begin

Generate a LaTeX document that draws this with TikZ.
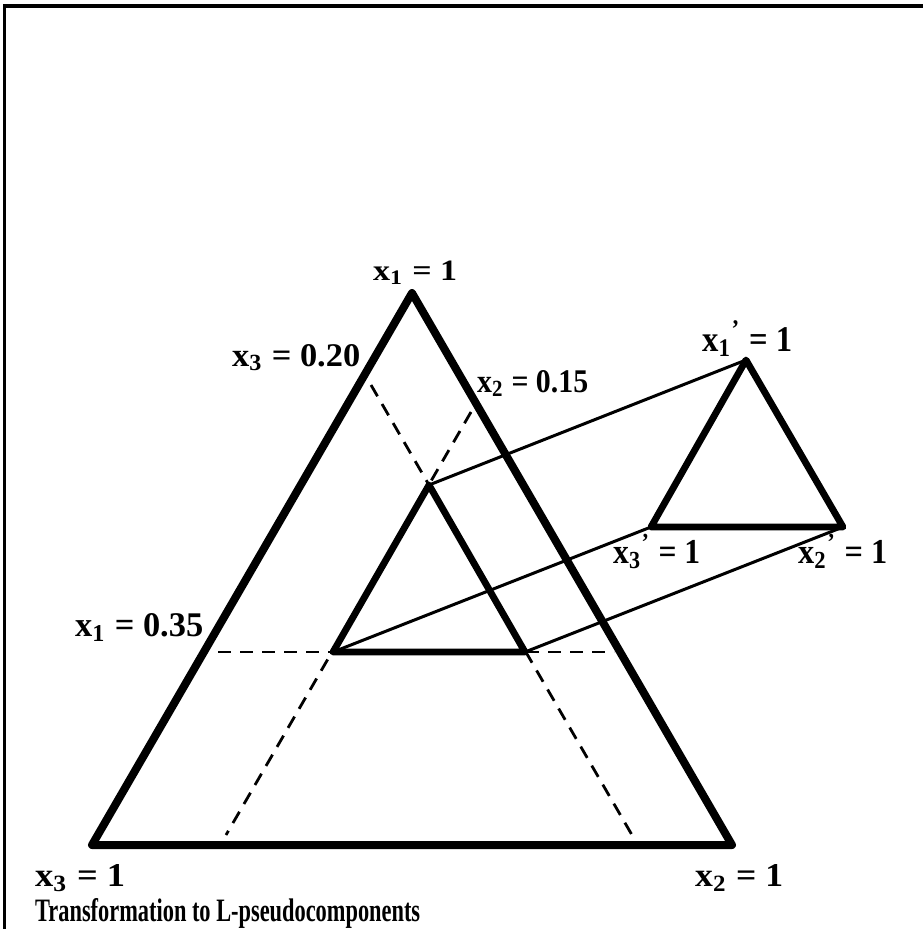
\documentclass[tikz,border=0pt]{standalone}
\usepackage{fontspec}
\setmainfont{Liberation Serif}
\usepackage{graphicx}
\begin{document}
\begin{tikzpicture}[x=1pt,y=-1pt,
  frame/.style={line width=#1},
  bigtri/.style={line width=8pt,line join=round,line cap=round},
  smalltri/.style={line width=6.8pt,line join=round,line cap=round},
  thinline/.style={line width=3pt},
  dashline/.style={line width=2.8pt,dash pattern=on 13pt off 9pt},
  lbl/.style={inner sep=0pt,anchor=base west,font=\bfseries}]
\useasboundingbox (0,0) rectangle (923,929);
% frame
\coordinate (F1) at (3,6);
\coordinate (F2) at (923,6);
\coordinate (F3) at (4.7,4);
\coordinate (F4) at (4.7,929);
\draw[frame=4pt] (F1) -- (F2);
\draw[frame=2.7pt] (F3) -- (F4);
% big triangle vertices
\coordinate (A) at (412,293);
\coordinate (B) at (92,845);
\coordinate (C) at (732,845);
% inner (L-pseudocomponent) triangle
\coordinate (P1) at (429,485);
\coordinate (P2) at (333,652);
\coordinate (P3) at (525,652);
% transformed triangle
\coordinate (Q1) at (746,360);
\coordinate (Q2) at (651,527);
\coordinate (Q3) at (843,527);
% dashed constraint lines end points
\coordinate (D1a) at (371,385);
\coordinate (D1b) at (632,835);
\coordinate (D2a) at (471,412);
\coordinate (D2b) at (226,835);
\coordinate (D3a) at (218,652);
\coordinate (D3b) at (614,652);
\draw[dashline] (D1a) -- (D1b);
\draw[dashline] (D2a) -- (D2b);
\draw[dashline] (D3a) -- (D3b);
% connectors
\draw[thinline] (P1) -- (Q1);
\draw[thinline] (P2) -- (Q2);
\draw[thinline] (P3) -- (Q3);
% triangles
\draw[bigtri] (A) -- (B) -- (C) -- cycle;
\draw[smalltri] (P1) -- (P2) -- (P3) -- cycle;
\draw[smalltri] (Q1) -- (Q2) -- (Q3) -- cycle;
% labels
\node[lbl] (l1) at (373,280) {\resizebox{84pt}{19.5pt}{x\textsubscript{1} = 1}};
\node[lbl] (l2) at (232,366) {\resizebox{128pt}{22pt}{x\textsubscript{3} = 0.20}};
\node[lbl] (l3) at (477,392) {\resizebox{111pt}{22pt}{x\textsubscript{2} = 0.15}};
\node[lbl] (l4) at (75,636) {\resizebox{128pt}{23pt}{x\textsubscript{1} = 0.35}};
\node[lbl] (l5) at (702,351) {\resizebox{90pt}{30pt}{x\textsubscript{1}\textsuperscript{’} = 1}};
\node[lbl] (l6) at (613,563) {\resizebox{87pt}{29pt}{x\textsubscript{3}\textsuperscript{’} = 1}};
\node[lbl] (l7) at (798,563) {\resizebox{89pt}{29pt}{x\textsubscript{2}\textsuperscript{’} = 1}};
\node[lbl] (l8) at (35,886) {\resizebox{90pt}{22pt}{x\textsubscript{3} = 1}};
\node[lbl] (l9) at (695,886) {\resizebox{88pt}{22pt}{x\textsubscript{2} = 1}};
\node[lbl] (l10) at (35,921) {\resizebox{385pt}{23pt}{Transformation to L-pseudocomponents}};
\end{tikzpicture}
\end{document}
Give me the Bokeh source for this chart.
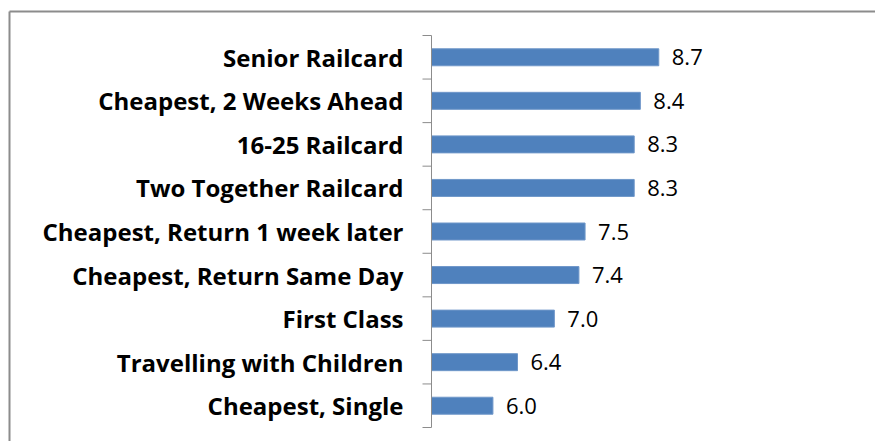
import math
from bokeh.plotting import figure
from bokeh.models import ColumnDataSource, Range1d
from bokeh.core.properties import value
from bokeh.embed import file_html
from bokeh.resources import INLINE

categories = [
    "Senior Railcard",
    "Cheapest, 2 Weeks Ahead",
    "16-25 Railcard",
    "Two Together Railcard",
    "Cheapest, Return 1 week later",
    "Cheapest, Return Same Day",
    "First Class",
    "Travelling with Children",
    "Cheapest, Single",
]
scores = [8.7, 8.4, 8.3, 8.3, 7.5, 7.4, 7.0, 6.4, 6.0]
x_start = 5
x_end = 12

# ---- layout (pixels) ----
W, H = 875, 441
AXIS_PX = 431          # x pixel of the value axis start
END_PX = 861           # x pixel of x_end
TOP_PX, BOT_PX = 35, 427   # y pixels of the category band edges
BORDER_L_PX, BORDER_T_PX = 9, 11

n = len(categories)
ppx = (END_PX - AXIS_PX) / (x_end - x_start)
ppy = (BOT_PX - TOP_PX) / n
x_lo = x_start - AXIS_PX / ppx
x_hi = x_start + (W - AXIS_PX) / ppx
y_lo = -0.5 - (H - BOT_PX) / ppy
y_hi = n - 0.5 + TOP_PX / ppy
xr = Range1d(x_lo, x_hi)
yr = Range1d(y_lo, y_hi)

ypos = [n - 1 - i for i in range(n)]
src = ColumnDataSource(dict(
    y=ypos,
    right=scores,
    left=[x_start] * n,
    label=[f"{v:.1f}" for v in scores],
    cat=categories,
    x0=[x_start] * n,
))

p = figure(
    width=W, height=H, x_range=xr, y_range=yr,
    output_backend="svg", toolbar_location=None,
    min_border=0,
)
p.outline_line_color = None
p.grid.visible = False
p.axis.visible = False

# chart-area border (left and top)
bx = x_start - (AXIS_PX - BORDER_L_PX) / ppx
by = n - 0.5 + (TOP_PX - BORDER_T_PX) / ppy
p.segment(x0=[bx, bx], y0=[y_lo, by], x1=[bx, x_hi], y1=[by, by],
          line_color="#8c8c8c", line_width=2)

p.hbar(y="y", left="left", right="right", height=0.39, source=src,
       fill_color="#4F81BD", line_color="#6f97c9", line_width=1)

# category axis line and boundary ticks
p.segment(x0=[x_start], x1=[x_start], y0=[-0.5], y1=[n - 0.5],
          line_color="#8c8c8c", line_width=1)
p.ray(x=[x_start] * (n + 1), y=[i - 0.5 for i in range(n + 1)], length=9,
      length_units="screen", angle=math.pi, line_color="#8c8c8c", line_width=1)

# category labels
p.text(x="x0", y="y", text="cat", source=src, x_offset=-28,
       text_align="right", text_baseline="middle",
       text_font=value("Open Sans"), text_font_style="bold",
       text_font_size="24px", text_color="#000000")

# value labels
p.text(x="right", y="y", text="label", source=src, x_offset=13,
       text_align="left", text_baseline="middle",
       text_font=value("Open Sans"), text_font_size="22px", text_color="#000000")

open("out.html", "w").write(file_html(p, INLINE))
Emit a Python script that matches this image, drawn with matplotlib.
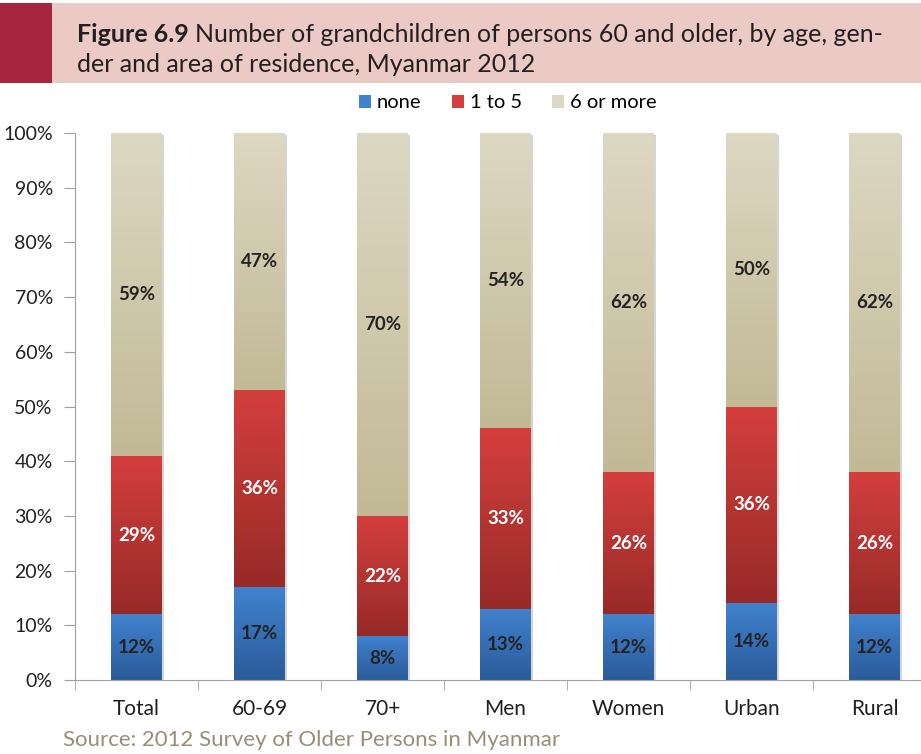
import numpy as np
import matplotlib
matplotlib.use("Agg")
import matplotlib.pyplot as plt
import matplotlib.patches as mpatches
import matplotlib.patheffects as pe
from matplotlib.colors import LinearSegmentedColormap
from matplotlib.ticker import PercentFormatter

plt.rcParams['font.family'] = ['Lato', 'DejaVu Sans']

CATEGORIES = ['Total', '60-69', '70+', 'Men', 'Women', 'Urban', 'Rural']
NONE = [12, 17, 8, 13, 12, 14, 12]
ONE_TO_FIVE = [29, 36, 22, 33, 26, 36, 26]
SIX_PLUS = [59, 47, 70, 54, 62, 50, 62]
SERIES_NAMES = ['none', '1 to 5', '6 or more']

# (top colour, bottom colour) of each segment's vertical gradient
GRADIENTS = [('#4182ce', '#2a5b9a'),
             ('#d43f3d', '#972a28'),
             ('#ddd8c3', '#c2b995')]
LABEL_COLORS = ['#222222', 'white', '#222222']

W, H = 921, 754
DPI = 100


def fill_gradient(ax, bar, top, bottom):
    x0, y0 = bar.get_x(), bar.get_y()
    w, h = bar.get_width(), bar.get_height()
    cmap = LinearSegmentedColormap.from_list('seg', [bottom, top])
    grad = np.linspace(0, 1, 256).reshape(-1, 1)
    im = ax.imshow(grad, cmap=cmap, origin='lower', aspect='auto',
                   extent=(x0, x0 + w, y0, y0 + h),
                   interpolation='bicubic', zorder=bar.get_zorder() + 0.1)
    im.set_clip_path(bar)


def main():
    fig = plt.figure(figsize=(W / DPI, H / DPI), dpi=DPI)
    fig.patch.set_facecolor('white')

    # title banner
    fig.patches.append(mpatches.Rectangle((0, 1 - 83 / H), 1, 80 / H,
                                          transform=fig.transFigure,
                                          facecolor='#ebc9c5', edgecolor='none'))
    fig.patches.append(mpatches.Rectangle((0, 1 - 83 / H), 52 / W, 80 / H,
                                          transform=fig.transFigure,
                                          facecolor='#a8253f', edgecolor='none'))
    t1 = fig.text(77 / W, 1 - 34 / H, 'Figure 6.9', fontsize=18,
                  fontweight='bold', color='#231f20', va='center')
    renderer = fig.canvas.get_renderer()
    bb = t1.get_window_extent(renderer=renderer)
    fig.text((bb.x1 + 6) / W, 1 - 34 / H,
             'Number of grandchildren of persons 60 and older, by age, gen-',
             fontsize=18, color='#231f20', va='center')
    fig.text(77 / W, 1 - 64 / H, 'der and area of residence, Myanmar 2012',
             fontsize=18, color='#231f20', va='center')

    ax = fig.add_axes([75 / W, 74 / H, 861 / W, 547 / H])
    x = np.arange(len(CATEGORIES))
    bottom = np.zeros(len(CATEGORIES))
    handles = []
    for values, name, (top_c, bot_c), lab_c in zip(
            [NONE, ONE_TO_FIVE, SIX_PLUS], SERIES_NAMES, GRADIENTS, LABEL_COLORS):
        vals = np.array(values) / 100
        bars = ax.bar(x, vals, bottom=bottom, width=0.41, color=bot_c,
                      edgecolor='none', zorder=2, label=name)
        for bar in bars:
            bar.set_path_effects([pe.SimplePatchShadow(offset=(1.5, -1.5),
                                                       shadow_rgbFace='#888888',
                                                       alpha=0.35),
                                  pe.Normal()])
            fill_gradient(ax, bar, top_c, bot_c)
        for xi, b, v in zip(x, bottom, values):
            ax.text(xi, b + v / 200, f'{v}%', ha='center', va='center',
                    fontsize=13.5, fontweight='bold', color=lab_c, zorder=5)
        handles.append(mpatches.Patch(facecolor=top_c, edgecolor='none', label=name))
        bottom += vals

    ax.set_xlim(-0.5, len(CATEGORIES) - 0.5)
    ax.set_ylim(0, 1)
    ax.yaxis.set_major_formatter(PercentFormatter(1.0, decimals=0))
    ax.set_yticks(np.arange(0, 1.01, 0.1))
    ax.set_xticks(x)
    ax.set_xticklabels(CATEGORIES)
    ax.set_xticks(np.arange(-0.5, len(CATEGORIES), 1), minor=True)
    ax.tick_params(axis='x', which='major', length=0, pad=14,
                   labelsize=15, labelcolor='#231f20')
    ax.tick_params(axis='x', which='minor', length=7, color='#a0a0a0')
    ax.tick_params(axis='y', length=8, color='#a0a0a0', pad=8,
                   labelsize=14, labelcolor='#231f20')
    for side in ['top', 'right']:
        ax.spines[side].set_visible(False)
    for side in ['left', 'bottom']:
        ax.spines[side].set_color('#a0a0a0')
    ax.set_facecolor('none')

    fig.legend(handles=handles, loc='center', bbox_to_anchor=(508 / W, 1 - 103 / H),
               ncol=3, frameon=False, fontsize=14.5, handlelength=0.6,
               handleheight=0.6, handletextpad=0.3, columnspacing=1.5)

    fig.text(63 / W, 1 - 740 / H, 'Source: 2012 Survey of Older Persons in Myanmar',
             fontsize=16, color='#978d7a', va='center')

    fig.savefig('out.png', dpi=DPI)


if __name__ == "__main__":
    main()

end

Instructions for the task:
Pictures are excluded. Repeat exactly the lines from the one containing "Emit a Python" to the one containing "plt.rcParams['font.family'] = ['Lato', 'DejaVu", inclusive.

Complete response:
Emit a Python script that matches this image, drawn with matplotlib.
import numpy as np
import matplotlib
matplotlib.use("Agg")
import matplotlib.pyplot as plt
import matplotlib.patches as mpatches
import matplotlib.patheffects as pe
from matplotlib.colors import LinearSegmentedColormap
from matplotlib.ticker import PercentFormatter

plt.rcParams['font.family'] = ['Lato', 'DejaVu Sans']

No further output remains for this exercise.